From that day on I saw a lot of his enigmatic work in the snow off the back of Supreme, but I saw little of the artist. His tracks were always side by side, every swath in the snow a reflection of the previous one. The tracks were always perfect, flawless; no craters where he lost balance and tipped over and no missed turns. Always off to one side there was a diagonal skin track zig-zagging back up to the top. This I thought, was his signature.
I always seemed to be a day or two behind him and it was not until 1997 I finally saw the man mid-farm. He was far away and looked rather meditative in his Zen-like approach to skiing. I was a little shocked seeing him out there because for so long he was more of a phantom than a real person.
Every so often, while skiing the lifts in-area, a blur of red and blue would stream past in the trees off Wildcat and someone would say, "Look Man, there he is, that's the Farmer."
I never really got a good look at him until we once caught the same Wildcat chair and I said, "You're Farmer Dave aren't you?" He smiled beneath a goggle tanned face and said, "Yes, I am."

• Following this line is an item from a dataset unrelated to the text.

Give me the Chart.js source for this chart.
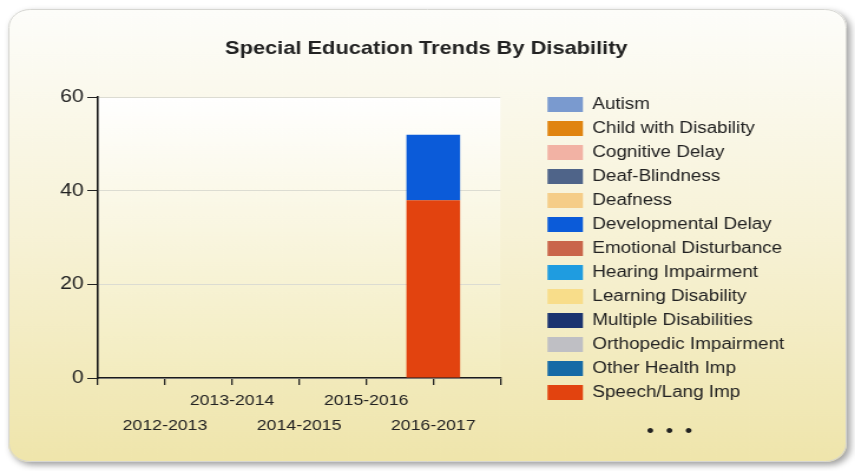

He is a quiet and secretive man, an ardent bus rider and an Alta local since 1973. In many ways Van Dame epitomizes the Alta culture of bare bones, no-nonsense skiing. Many who do not know him, and can only speculate, have their own theories about his past and who he is. Some believe he is a burned out university professor who got sick of academia and now just skis all the time. Some maintain he is a reserved and enigmatic hermit who skis 200 days a year. Others say he's just an aging ski bum who comes back year after year, to quietly and methodically farm the snowfields of the Wasatch and ski his favorite runs off the Wildcat lift.
I cornered him one day and asked him if he wouldn't mind sitting down with me to talk about his time skiing in the Little Cottonwood Canyon. He was a little reluctant and a bit wary and I respected this, but we finally sat down in the GMD cafe one day to talk about Alta and clear up some of the mystery.
He looks like he is in his 50's, with a greying beard and a deep, line creased and weathered face. He is very thoughtful and well-spoken, and he speaks quietly. When asked about his past and himself, he holds his cards very close to his chest and tells me very little. He hesitates, looks around, laughs nervously and says, "Some of those things are pretty secretive and I tend to ski by myself a lot. Part of it is because I enjoy going at my own pace and I don't typically stop. When I ski in the morning, I ski until I'm done and then go home."
"I moved here in 1973 and I've been here (in Utah) since then. I've done some extended traveling, so there are about four winters I've been out of the country. Two of the winters I spent in Baja windsurfing and one of them was in the Bahamas on a sailboat and one of them was in the South Pacific."
On his unusual skiing technique in the backcountry, he admits he owes some of his method to an old ski partner of his. "I got started with a friend of mine named Walt Shylock, who is an old timer around here. He doesn't ski the lifts anymore, he stopped probably ten or twelve years ago. We used to go backcountry skiing about 20 years ago. I started with full downhill gear and surplus army skins. We'd go to White Pine or wherever and find a little patch of snow and he'd ski down and I'd ski down and we had a little bit different radius turn so we'd start in the middle and he'd go one way and I'd go the other way and we found out that if you went back to the same place over and over again, you could make the snow last a lot longer that way. If you have a place that has good snow you can go back there day after day after day and you don't use it all up on the first day."
This makes perfect sense, and the result is a mysterious, ephemeral sculpture constantly changing with the wind, sun and snow. "The most I've ever done- one right next to another- is sixty. That was in the East Castle. Where I usually go, about the most I get in is about fifty. I've got one picture that I think is almost fifty runs that are forty turns, which is about 2000 turns."